Energy modeling software can help estimate the reduction in HVAC loads resulting from insulation upgrades. In some cases, significant insulation improvements may even allow for downsizing of HVAC equipment, leading to additional cost savings.
ROI analysis: insulation costs vs. energy savings
When considering insulation upgrades, it's important to analyze the return on investment (ROI). This involves comparing the upfront costs of insulation materials and installation with the projected energy savings over time.
The payback period for insulation upgrades can vary widely depending on factors such as local energy prices, climate, and the extent of the improvements. However, many insulation projects can pay for themselves within 3-5 years through energy savings, with continued benefits for decades thereafter.

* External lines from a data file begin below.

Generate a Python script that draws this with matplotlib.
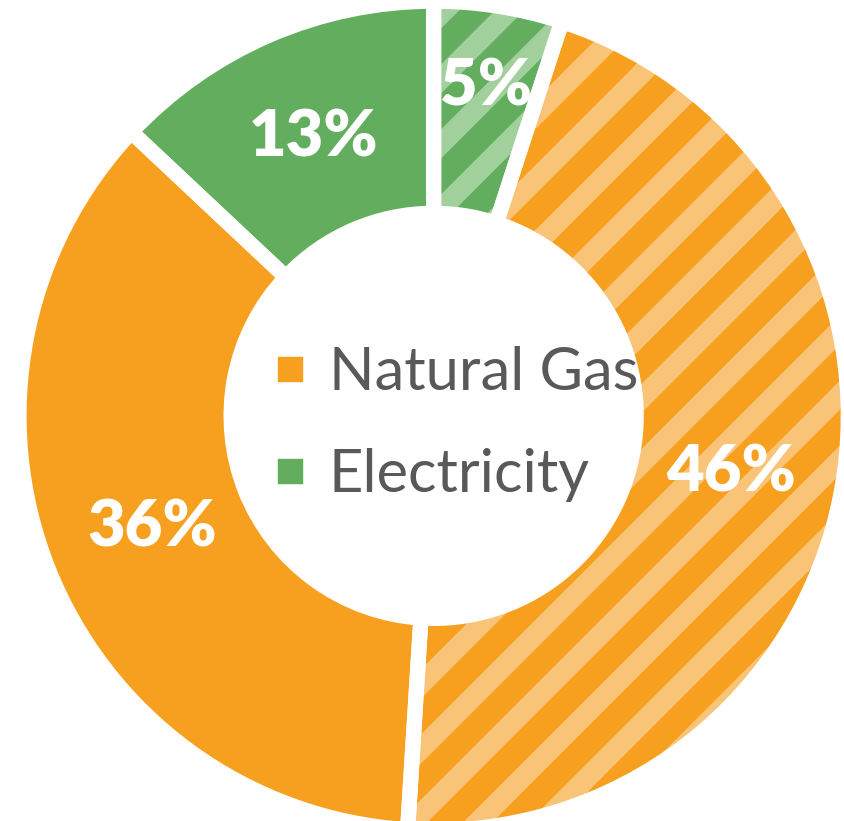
import matplotlib
matplotlib.use('Agg')
import matplotlib.pyplot as plt
from matplotlib.lines import Line2D

# slices, clockwise from 12 o'clock
slice_values = [5, 46, 36, 13]
slice_colors = ['#63AE5E', '#F7A01F', '#F7A01F', '#63AE5E']
stripe_colors = ['#A1D09C', '#F9C478', None, None]
slice_hatch = ['//', '//', None, None]

legend_labels = ['Natural Gas', 'Electricity']
legend_colors = ['#F7A01F', '#63AE5E']

DPI = 390
W, H = 844, 821
plt.rcParams['font.family'] = ['Lato', 'DejaVu Sans']
plt.rcParams['hatch.linewidth'] = 3.8

fig = plt.figure(figsize=((W + 0.3) / DPI, (H + 0.3) / DPI), dpi=DPI)
ax = fig.add_axes([0, 0, 1, 1])

# pie is drawn in pixel-like units
r_out = 414.5
ring = 212

wedges, _, autotexts = ax.pie(
    slice_values, colors=slice_colors, hatch=slice_hatch,
    startangle=90, counterclock=False, radius=r_out,
    autopct='%1.0f%%', pctdistance=0.73,
    wedgeprops=dict(width=ring, linewidth=0),
    textprops=dict(color='white', fontsize=12, fontweight='heavy'))

for w, sc in zip(wedges, stripe_colors):
    if sc:
        w.set_edgecolor(sc)
        w.set_linewidth(0)

# small slice label sits a bit further out
x0, y0 = autotexts[0].get_position()
autotexts[0].set_position((x0 * 1.1, y0 * 1.1))

# white gaps between slices
ax.pie(slice_values, startangle=90, counterclock=False, radius=r_out,
       wedgeprops=dict(width=ring, fill=False, edgecolor='white', linewidth=2.8))

handles = [Line2D([], [], marker='s', linestyle='none', markersize=3.7,
                  markerfacecolor=c, markeredgecolor=c) for c in legend_colors]
ax.legend(handles, legend_labels, loc='center', frameon=False,
          bbox_to_anchor=(452 / W, 1 - 424 / H), bbox_transform=fig.transFigure,
          prop=dict(size=11), labelcolor='#595959',
          handletextpad=0.25, handlelength=0.8, labelspacing=0.8)

ax.set_xlim(-433.5, W - 433.5)
ax.set_ylim(-(H - 416), 416)
ax.set_aspect('equal')
ax.axis('off')

fig.savefig('out.png', dpi=DPI)
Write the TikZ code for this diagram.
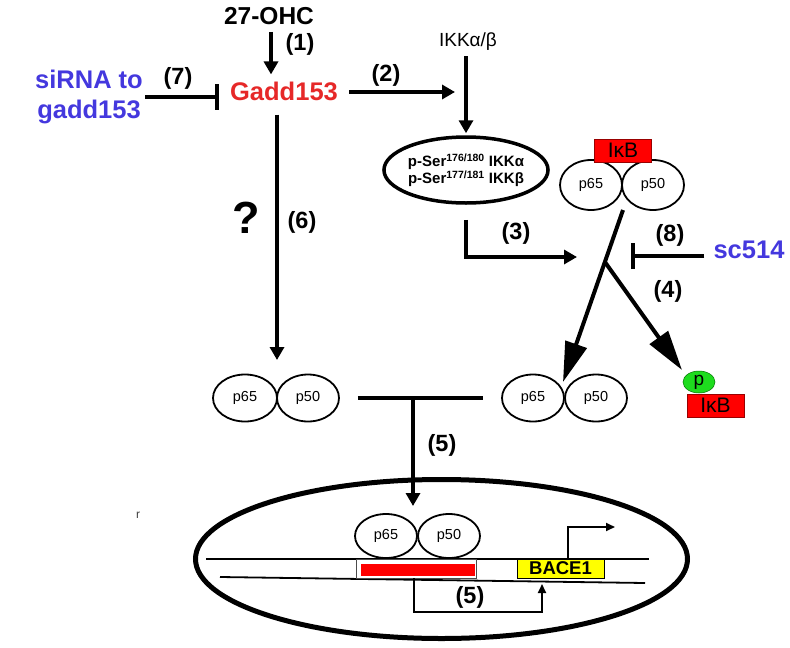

Regulatory standards and energy performance certificates
Governments and regulatory bodies worldwide have recognized the importance of insulation in reducing energy consumption and have implemented various standards and certification systems to promote energy-efficient buildings.
In the United States, the International Energy Conservation Code (IECC) provides minimum insulation requirements for new construction and major renovations. These requirements vary by climate zone and are updated periodically to reflect advancements in building science and insulation technology.
Many countries have also implemented Energy Performance Certificate (EPC) systems, which rate buildings based on their energy efficiency. These certificates often include recommendations for improvements, with insulation upgrades frequently cited as a cost-effective way to enhance a building's energy performance.
As energy efficiency standards continue to evolve, staying informed about current regulations and best practices is crucial for builders, homeowners, and property managers alike. By prioritizing effective insulation strategies, it's possible to create buildings that not only meet regulatory requirements but also provide significant long-term energy savings and improved comfort for occupants.